Given problem: Copy out the whole listing exactly as written, leaving the pictures behind.

Supplied material:
====
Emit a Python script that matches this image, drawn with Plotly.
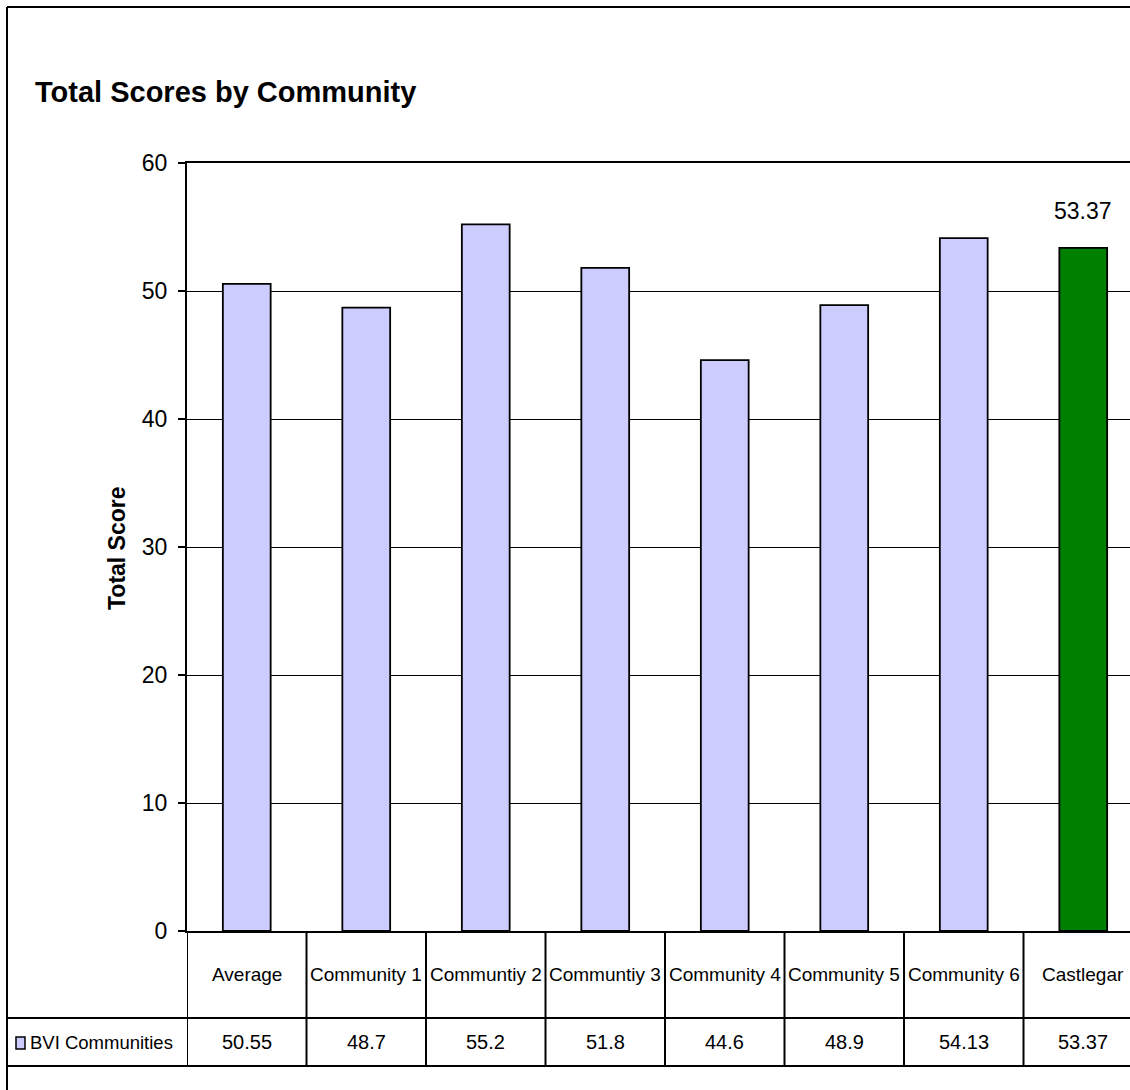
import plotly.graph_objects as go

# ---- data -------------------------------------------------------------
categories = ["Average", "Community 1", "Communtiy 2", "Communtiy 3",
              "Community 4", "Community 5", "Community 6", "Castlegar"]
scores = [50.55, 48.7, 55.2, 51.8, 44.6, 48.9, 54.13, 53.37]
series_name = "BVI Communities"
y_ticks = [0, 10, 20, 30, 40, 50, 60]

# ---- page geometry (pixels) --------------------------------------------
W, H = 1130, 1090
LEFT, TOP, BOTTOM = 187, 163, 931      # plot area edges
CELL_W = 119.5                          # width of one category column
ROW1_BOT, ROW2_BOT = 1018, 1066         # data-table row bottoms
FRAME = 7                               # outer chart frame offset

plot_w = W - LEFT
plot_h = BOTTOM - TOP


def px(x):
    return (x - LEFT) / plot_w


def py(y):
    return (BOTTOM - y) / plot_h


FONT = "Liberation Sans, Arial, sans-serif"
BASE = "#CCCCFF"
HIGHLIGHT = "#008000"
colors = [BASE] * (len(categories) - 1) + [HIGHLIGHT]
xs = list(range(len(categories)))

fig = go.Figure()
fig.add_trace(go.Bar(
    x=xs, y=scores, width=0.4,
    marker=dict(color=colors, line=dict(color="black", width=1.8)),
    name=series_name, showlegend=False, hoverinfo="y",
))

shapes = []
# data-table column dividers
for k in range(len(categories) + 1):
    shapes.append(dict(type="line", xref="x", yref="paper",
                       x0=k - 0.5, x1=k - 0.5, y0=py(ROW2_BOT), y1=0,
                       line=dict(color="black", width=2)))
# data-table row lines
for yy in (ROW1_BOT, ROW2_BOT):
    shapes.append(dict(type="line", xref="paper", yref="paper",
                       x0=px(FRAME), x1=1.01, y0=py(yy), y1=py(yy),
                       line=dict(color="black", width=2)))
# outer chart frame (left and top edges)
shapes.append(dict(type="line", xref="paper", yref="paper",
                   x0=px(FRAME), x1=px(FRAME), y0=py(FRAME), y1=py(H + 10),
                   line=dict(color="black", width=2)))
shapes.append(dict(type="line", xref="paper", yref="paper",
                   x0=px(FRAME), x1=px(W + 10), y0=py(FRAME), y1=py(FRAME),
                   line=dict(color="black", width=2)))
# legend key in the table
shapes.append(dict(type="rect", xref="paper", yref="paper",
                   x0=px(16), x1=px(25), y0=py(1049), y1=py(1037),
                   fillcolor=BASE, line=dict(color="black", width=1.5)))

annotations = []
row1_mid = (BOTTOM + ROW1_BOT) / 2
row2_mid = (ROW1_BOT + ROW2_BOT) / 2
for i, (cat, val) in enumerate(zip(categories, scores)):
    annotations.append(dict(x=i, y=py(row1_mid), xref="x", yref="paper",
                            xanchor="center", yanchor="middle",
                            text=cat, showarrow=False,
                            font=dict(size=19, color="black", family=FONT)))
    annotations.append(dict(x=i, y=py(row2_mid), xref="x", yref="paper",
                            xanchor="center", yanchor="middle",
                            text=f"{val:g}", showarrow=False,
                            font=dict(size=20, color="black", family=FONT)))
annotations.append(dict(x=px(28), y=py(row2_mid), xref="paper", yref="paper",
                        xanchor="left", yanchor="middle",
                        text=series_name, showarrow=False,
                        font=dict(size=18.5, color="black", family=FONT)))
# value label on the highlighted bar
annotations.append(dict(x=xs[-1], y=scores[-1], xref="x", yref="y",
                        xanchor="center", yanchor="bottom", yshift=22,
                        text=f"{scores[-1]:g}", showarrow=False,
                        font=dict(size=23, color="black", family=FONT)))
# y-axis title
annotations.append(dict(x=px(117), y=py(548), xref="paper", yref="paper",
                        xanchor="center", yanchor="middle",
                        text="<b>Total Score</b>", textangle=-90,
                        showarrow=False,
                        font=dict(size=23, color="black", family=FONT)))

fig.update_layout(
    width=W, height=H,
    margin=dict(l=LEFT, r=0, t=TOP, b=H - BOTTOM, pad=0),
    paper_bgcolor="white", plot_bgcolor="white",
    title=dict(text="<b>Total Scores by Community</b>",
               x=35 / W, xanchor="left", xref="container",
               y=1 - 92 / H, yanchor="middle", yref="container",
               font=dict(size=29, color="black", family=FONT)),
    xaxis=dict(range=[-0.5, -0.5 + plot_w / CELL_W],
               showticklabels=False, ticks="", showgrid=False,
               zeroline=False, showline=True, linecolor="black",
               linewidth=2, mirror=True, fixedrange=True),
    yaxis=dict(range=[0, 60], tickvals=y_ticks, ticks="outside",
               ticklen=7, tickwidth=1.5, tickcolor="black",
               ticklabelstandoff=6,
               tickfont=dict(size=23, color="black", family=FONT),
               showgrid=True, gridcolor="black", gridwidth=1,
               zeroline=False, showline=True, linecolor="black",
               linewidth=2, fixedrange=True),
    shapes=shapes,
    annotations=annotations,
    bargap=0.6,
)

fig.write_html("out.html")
====
Output for this task:
Emit a Python script that matches this image, drawn with Plotly.
import plotly.graph_objects as go

# ---- data -------------------------------------------------------------
categories = ["Average", "Community 1", "Communtiy 2", "Communtiy 3",
              "Community 4", "Community 5", "Community 6", "Castlegar"]
scores = [50.55, 48.7, 55.2, 51.8, 44.6, 48.9, 54.13, 53.37]
series_name = "BVI Communities"
y_ticks = [0, 10, 20, 30, 40, 50, 60]

# ---- page geometry (pixels) --------------------------------------------
W, H = 1130, 1090
LEFT, TOP, BOTTOM = 187, 163, 931      # plot area edges
CELL_W = 119.5                          # width of one category column
ROW1_BOT, ROW2_BOT = 1018, 1066         # data-table row bottoms
FRAME = 7                               # outer chart frame offset

plot_w = W - LEFT
plot_h = BOTTOM - TOP


def px(x):
    return (x - LEFT) / plot_w


def py(y):
    return (BOTTOM - y) / plot_h


FONT = "Liberation Sans, Arial, sans-serif"
BASE = "#CCCCFF"
HIGHLIGHT = "#008000"
colors = [BASE] * (len(categories) - 1) + [HIGHLIGHT]
xs = list(range(len(categories)))

fig = go.Figure()
fig.add_trace(go.Bar(
    x=xs, y=scores, width=0.4,
    marker=dict(color=colors, line=dict(color="black", width=1.8)),
    name=series_name, showlegend=False, hoverinfo="y",
))

shapes = []
# data-table column dividers
for k in range(len(categories) + 1):
    shapes.append(dict(type="line", xref="x", yref="paper",
                       x0=k - 0.5, x1=k - 0.5, y0=py(ROW2_BOT), y1=0,
                       line=dict(color="black", width=2)))
# data-table row lines
for yy in (ROW1_BOT, ROW2_BOT):
    shapes.append(dict(type="line", xref="paper", yref="paper",
                       x0=px(FRAME), x1=1.01, y0=py(yy), y1=py(yy),
                       line=dict(color="black", width=2)))
# outer chart frame (left and top edges)
shapes.append(dict(type="line", xref="paper", yref="paper",
                   x0=px(FRAME), x1=px(FRAME), y0=py(FRAME), y1=py(H + 10),
                   line=dict(color="black", width=2)))
shapes.append(dict(type="line", xref="paper", yref="paper",
                   x0=px(FRAME), x1=px(W + 10), y0=py(FRAME), y1=py(FRAME),
                   line=dict(color="black", width=2)))
# legend key in the table
shapes.append(dict(type="rect", xref="paper", yref="paper",
                   x0=px(16), x1=px(25), y0=py(1049), y1=py(1037),
                   fillcolor=BASE, line=dict(color="black", width=1.5)))

annotations = []
row1_mid = (BOTTOM + ROW1_BOT) / 2
row2_mid = (ROW1_BOT + ROW2_BOT) / 2
for i, (cat, val) in enumerate(zip(categories, scores)):
    annotations.append(dict(x=i, y=py(row1_mid), xref="x", yref="paper",
                            xanchor="center", yanchor="middle",
                            text=cat, showarrow=False,
                            font=dict(size=19, color="black", family=FONT)))
    annotations.append(dict(x=i, y=py(row2_mid), xref="x", yref="paper",
                            xanchor="center", yanchor="middle",
                            text=f"{val:g}", showarrow=False,
                            font=dict(size=20, color="black", family=FONT)))
annotations.append(dict(x=px(28), y=py(row2_mid), xref="paper", yref="paper",
                        xanchor="left", yanchor="middle",
                        text=series_name, showarrow=False,
                        font=dict(size=18.5, color="black", family=FONT)))
# value label on the highlighted bar
annotations.append(dict(x=xs[-1], y=scores[-1], xref="x", yref="y",
                        xanchor="center", yanchor="bottom", yshift=22,
                        text=f"{scores[-1]:g}", showarrow=False,
                        font=dict(size=23, color="black", family=FONT)))
# y-axis title
annotations.append(dict(x=px(117), y=py(548), xref="paper", yref="paper",
                        xanchor="center", yanchor="middle",
                        text="<b>Total Score</b>", textangle=-90,
                        showarrow=False,
                        font=dict(size=23, color="black", family=FONT)))

fig.update_layout(
    width=W, height=H,
    margin=dict(l=LEFT, r=0, t=TOP, b=H - BOTTOM, pad=0),
    paper_bgcolor="white", plot_bgcolor="white",
    title=dict(text="<b>Total Scores by Community</b>",
               x=35 / W, xanchor="left", xref="container",
               y=1 - 92 / H, yanchor="middle", yref="container",
               font=dict(size=29, color="black", family=FONT)),
    xaxis=dict(range=[-0.5, -0.5 + plot_w / CELL_W],
               showticklabels=False, ticks="", showgrid=False,
               zeroline=False, showline=True, linecolor="black",
               linewidth=2, mirror=True, fixedrange=True),
    yaxis=dict(range=[0, 60], tickvals=y_ticks, ticks="outside",
               ticklen=7, tickwidth=1.5, tickcolor="black",
               ticklabelstandoff=6,
               tickfont=dict(size=23, color="black", family=FONT),
               showgrid=True, gridcolor="black", gridwidth=1,
               zeroline=False, showline=True, linecolor="black",
               linewidth=2, fixedrange=True),
    shapes=shapes,
    annotations=annotations,
    bargap=0.6,
)

fig.write_html("out.html")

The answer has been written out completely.